D. Victor Knight Sr. (1929-2007)
Knight planted his first grove at age fourteen. Upon graduation from high school he attended the University of Florida for two years and then served in the Korean War. He was heavily involved in the industry’s transition from the standard box to the ten box bin that is currently used today and was one of the first to bring the Autoline electronic sizing equipment to the East coast.
Riverfront Groves Packinghouse
Autoline Electronic Sizing Equipment
Star Ruby Grapefruit
Victor Knight was born on June 5, 1929 into a pioneer family that had already established itself in the agricultural business and citrus industry in the Indian River district. He was the sixth of seven children born to John M. and Burma Knight. Knight was literally born with his feet in the Ag industry and never left it during his entire life. The family was heavily involved in the tomato, citrus, and cattle industries. Knight planted his first grove at age fourteen and never looked back. The family owned approximately 3,000 acres of groves and Knight worked in those groves daily, learning production from the ground up. Upon graduation from high school he attended the University of Florida for two years. After military service during the Korean War, he reentered the family business, eventually branching out into the citrus harvesting business. He built the business up to the point where he took responsibility for harvesting all the fruit from the family groves. From this experience Knight determined that a vertically integrated citrus operation would best serve the family and therefore ventured into the citrus packing business, developing Riverfront Groves Packinghouse in 1960 with his father and his brother, Reed. Together they built Riverfront into one of the largest packinghouses on the river.
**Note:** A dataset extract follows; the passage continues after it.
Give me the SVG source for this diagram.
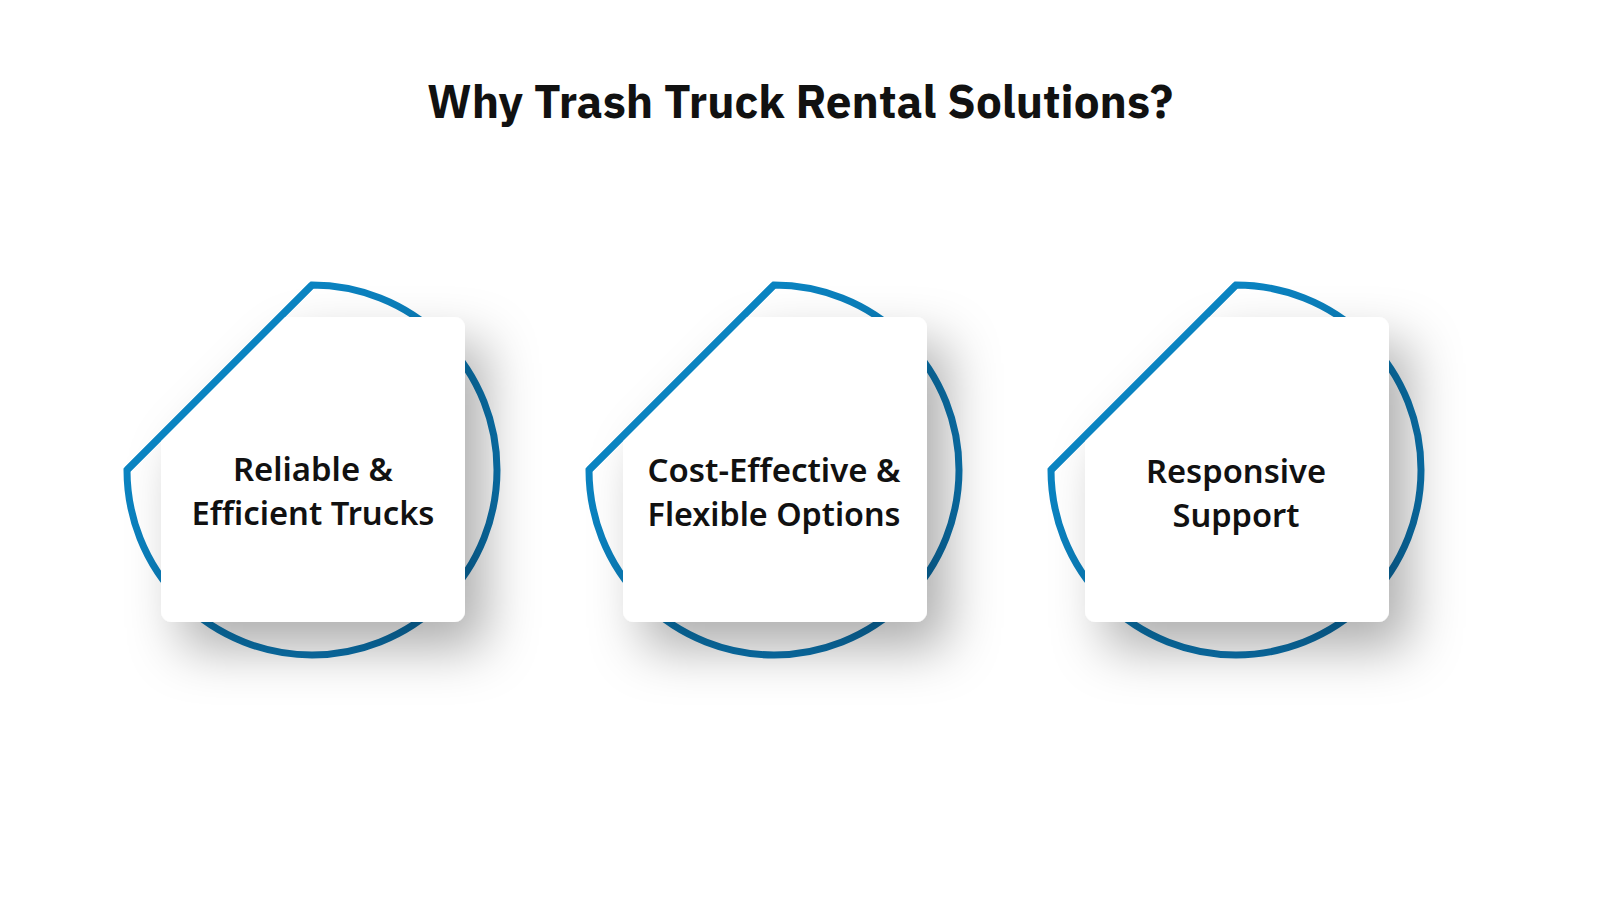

Knight eventually purchased his family’s interest in the packinghouse in the early 1970’s. Knight continually looked for new ways to add efficiencies to his packinghouse. He was heavily involved in the industry’s transition from the standard box to the ten box bin that is currently used today and was one of the first to bring the Autoline electronic sizing equipment to the East coast. If he couldn’t buy it, he would build it. Knight spent an untold amount of effort to try to improve on things in a cost effective manner, for both his business and the industry, and was always willing to share that knowledge. He was a progressive thinker and the first to switch from an ink stamp on the fruit to a paper sticker in the mid-1980’s, hopeful that would build consumer loyalty. He is also credited with introducing the Star Ruby grapefruit to Florida, grafting it in a greenhouse behind the horse barn at his home.
Knight’s service to the industry was broad and far-reaching. He served as a Director of Seald Sweet Growers and Florigold Growers from 1962 until 1985, during which time he served as President and Chairman of the Board of both organizations. Knight worked tirelessly, along with Don Lins and others at Seald Sweet, to help open up international markets for Florida citrus. He served as President of the Florida Citrus Packers and was a member of their Board from 1962 to 1985. Knight received the prestigious John T. Lesley Award of Excellence for his lifetime of dedicated service in 1997. Like his father before him, who served on the first Florida Citrus Commission in the 1930s, Knight served on the Florida Citrus Commission for four years, appointed by Governor Claude Kirk in 1968. He was a member of the Board of Directors of the Indian River Citrus League from 1968 to 1982 and was a long-time member of the Hesco Board of Directors. He also served as a member of the Board of Directors of the Florida Fruit and Vegetable Association from 1968 to 1980 and served at the national level on the United Fresh Fruit and Vegetable Association as a member of their board from 1978 to 1980. Beginning in 1971, Knight served fifteen consecutive seasons as either the member or alternate shipper member representing the Indian River District on the Shippers Advisory Committee, which in 1977 became the Citrus Administrative Committee. At that time, there were eight to ten meetings each season, with only one held on the River, so he made the trip to Lakeland countless times across the then two-lane Highway 60. This, on top of his trips to the Seald-Sweet headquarters in Tampa, led to his decision to get a plane, in order to shorten his time on the road and enable him to attend as many meetings as possible.
A dedicated family man, Knight married Wanda in 1950 and together they had four children: D.V., Paula, Audrey and Dan, all of whom have been or still are involved in the industry. Active in his community, Knight was a former trustee for St. Edward’s school and the Knight family is one of the largest “legacy” families of the school, with 10 members of the Knight family having attended St. Edward’s. Victor Knight passed away on December 19, 2007 at age 78. A true ambassador for the Florida citrus industry and the Indian River district, Knight’s leadership, pioneer spirit, honesty and integrity have earned him a lasting legacy in the Florida Citrus Industry.